There's one underlying factor that could determine your fertility
Your age, your weight, your diet - there are plenty of things that we know affect our fertility as women.
Sadly, some factors are a little less predictable and preventible - underlying medical conditions and genetics play a role in how fertile we are but are unfortunately out of our control.
Now it's thought that even the age our own mums had us at could be a factor in how easy it is for us to get pregnant.
A new study of over 43,000 women at McGill University in Quebec has found that a significant number of women without children were born to older mothers.
Almost one in five of the women studied whose mums were over 30 when they were born did not have children, it found.
The researchers couldn't tell whether this was by choice or due to fertility problems.
"We had no knowledge of whether childlessness was intentional," they said in notes, but added that "the association with childlessness was highly consistent."
This conclusion echoes what other research concluded over 10 years ago.
A 2006 study found that women attending a fertility clinic in Atlanta were more likely to conceive if they themselves had been born to younger mums.

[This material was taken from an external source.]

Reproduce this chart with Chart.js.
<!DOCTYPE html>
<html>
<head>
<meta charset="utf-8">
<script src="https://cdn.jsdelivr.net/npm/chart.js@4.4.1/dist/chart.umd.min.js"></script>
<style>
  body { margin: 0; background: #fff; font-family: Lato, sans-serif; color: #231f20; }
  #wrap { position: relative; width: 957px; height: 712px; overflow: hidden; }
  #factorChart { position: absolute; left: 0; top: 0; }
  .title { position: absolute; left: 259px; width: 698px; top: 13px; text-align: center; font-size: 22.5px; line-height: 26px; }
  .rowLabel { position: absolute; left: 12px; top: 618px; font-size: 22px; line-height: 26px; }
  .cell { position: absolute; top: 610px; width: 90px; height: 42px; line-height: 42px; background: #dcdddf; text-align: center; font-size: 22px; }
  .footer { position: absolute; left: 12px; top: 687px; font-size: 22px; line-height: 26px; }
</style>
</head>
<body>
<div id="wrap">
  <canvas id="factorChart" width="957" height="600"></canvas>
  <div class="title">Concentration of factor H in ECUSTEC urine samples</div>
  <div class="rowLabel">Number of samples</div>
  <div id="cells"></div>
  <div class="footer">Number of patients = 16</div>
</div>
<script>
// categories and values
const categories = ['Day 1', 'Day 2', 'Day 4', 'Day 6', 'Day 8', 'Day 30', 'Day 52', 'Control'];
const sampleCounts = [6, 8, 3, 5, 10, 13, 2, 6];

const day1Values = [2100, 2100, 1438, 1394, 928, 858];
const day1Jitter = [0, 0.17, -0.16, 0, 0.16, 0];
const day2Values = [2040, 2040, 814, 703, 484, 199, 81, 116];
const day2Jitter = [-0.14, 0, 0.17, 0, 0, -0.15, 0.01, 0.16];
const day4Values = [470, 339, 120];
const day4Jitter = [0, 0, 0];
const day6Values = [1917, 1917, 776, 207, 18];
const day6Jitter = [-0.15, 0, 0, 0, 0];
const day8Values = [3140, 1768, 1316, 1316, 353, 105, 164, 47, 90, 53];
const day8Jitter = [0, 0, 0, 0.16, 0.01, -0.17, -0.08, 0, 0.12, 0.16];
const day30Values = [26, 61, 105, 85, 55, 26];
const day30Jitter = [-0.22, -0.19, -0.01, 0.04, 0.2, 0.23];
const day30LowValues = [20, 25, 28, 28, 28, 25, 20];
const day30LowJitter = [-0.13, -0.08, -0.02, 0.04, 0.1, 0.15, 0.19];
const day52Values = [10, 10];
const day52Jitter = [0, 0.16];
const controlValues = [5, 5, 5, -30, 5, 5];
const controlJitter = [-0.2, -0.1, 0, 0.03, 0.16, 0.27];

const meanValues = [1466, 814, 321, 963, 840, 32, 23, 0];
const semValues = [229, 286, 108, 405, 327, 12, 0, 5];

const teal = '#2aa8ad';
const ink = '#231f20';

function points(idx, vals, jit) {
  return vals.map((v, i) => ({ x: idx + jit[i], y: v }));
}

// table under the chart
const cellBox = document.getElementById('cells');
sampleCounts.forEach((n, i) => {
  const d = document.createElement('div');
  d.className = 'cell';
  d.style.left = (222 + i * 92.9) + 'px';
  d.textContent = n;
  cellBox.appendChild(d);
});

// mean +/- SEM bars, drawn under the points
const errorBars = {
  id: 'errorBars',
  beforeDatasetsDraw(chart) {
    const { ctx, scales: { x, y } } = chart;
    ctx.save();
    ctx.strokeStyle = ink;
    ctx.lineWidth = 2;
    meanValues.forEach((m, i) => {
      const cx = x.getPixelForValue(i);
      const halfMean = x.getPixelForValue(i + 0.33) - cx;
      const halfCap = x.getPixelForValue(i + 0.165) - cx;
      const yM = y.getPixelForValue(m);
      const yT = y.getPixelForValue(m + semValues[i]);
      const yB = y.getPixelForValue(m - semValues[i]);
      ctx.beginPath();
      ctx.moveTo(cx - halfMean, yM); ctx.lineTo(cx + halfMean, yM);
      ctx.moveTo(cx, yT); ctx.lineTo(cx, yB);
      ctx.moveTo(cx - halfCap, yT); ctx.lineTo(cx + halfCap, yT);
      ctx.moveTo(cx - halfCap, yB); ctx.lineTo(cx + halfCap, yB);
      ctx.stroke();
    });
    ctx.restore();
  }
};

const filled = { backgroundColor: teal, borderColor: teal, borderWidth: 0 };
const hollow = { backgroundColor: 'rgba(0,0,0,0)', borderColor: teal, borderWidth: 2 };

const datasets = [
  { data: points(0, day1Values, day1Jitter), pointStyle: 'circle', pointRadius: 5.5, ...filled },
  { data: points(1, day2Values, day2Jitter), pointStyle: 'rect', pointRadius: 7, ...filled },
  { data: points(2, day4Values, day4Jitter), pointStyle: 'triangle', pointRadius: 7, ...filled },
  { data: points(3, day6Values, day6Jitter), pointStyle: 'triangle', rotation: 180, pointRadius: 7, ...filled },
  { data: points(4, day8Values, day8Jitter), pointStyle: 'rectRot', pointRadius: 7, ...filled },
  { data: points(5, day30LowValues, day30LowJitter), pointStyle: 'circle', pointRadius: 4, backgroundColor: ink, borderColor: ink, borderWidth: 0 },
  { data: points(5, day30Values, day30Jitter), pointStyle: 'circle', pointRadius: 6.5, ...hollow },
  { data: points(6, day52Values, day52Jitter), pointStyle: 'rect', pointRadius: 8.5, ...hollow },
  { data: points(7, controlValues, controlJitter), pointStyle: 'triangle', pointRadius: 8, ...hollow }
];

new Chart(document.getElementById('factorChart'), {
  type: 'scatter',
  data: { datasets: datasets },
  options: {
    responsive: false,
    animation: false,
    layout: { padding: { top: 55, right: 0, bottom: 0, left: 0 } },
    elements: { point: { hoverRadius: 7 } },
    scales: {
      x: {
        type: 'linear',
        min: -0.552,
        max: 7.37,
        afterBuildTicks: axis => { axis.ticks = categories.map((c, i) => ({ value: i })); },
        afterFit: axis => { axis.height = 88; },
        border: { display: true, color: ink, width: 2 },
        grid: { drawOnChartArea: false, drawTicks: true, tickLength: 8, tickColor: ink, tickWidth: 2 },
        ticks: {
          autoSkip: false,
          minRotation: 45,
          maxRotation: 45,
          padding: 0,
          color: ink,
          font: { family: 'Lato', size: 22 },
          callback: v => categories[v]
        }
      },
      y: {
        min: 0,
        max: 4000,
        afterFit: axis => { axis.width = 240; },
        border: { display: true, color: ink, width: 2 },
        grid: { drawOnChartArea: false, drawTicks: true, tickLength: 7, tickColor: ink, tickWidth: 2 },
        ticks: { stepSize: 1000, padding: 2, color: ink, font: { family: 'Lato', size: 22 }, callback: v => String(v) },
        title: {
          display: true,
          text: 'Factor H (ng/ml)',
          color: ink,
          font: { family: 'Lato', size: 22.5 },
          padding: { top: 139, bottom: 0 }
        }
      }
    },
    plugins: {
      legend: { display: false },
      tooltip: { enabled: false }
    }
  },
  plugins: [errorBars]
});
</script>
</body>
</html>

The findings from this study suggested that the closer a woman is to menopause when she gives birth, the more likely it is that her daughter will have trouble conceiving as an adult.
"When we are treating patients close to the age of 40, we are helping them get babies but, at the same time, these children will have a higher risk of becoming infertility patients," Peter Nagy of Reproductive Biology Associates in Atlanta said at the time.